Pharmacovigilance. Si des effets indésirables connus ou non apparaissent à la suite d’une vaccination et sont portés à leur connaissance, tous les professionnels de santé doivent enregistrer une déclaration sur le portail signalement-sante.gouv.fr.
→ La politique vaccinale est menée par le ministère de la Santé selon les avis de la commission technique des vaccinations de la Haute Autorité de santé (HAS). Elle fixe les obligations, recommandations et les règles d’utilisation des vaccins selon la gravité et l’évolution épidémiologiques des infections en population générale et spécifique (femmes enceintes, immunodéprimés, professionnels, etc.). Les recommandations sont publiées chaque année sur le site sante.gouv.fr, celles concernant les voyageurs dans un Bulletin épidémiologique hebdomadaire (BEH) annuel.
→ L’objectif est d’obtenir une couverture vaccinale (proportion de personnes entièrement vaccinées sur le nombre total de celles qui devraient l’être à un moment donné) suffisante pour limiter ou stopper la circulation d’une infection et protéger l’ensemble de la population. Pour la majorité des vaccinations, cet objectif est de 95 % (75 % pour la grippe saisonnière).
→ Des recommandations spécifiques encadrent le rattrapage vaccinal en cas de statut incomplet ou inconnu, en population générale et chez les migrants : vaccins à privilégier pour débuter, modalités et intervalles d’injections multiples, etc. Des fiches pratiques sont disponibles sur le site hassante.fr, rubrique « vaccination ». D’autres, consultables dans le calendrier annuel des vaccinations et recommandations vaccinales (sante.gouv.fr), adaptent la stratégie pour pallier les ruptures d’approvisionnement.
1. Décret n° 2022-610 du 21 avril 2022 relatif aux compétences vaccinales des infirmiers et des pharmaciens d’officine.
Autant contracter la maladie, après on est protégé !
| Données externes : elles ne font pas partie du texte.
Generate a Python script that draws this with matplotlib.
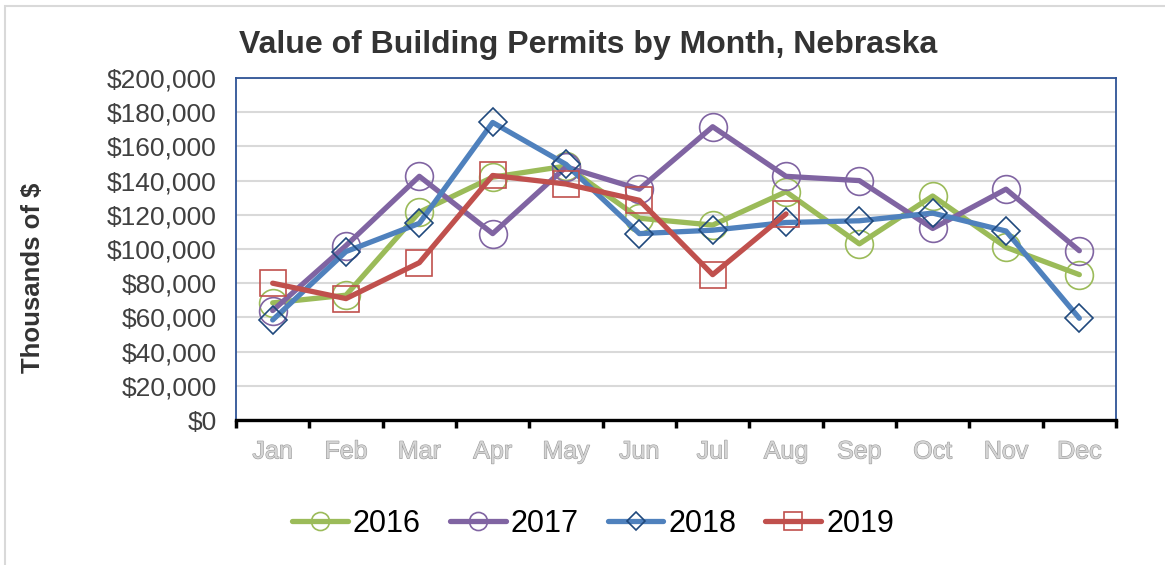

La maladie infectieuse peut en effet conférer une immunité spécifique mais elle expose à des risques de complications graves voire de mortalité d’où une balance bénéfices-risques en faveur de la vaccination.
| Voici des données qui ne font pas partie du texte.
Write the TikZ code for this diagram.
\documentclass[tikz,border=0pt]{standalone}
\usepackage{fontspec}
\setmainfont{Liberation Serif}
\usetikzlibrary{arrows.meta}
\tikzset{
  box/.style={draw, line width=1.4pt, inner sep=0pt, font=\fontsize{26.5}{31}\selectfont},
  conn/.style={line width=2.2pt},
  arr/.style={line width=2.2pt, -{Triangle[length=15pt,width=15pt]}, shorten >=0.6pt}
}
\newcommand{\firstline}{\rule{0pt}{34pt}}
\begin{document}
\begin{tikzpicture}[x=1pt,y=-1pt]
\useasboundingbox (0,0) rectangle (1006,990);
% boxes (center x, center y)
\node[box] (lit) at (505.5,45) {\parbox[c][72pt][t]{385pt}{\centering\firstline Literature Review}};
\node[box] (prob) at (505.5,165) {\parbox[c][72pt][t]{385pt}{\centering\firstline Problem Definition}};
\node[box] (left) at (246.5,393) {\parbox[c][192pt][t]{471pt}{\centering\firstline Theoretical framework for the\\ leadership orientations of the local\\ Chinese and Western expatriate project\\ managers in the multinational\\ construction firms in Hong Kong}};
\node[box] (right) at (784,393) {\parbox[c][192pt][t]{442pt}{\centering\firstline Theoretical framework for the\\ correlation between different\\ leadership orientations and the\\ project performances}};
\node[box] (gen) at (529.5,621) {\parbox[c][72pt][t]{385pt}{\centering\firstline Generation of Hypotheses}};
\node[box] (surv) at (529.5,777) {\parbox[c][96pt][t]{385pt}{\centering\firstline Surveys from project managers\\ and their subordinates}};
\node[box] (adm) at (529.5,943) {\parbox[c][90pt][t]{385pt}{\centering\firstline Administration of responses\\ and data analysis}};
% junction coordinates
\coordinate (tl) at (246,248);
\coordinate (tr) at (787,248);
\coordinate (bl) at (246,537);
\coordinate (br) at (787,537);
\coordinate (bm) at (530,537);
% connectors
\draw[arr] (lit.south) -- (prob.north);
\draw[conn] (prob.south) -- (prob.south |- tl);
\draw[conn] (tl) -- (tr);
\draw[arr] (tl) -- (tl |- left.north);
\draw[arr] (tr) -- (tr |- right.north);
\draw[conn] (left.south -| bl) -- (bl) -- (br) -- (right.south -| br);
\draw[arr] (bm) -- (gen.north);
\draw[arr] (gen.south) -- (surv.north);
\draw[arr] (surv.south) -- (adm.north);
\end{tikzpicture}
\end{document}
L’aluminium provoque des maladies graves
Comme les autres adjuvants, l’aluminium est impliqué dans la survenue de la réaction locale temporaire (voir effets indésirables) mais à ce jour, malgré des décennies d’utilisation, aucune étude ne permet de les incriminer dans la survenue de maladies graves.
Inutile de se faire vacciner contre des maladies qui ont quasiment disparu en France !
Le fait que certaines maladies aient presque disparu en France ne veut pas dire qu’elles ne circulent plus du tout : si la couverture vaccinale baisse, elles risquent de réémerger. Par ailleurs, elles sont encore endémiques dans certains pays, la vaccination permet aux voyageurs de s’en protéger.
Si on oublie un rappel, il faut tout recommencer
Toutes les doses de vaccin reçues comptent indépendamment du délai écoulé depuis la dernière dose reçue, le schéma vaccinal doit être complété et non recommencé entièrement.
PUIS-JE CONSERVER MON VACCIN TOUTE LA JOURNÉE DANS UNE POCHETTE ISOTHERME ?
Les vaccins se conservent généralement au réfrigérateur entre 2 et 8 °C et l’efficacité des pochettes isothermes n’est pas établie, même munies d’un pack réfrigéré. La rupture du froid est sans conséquences durant 2 heures pour l’ensemble des vaccins, davantage pour certains. Au-delà de ce délai, le vaccin doit être conservé au réfrigérateur sur une clayette sans toucher les parois et non dans la porte ou dans le bac à légumes où la température est plus élevée.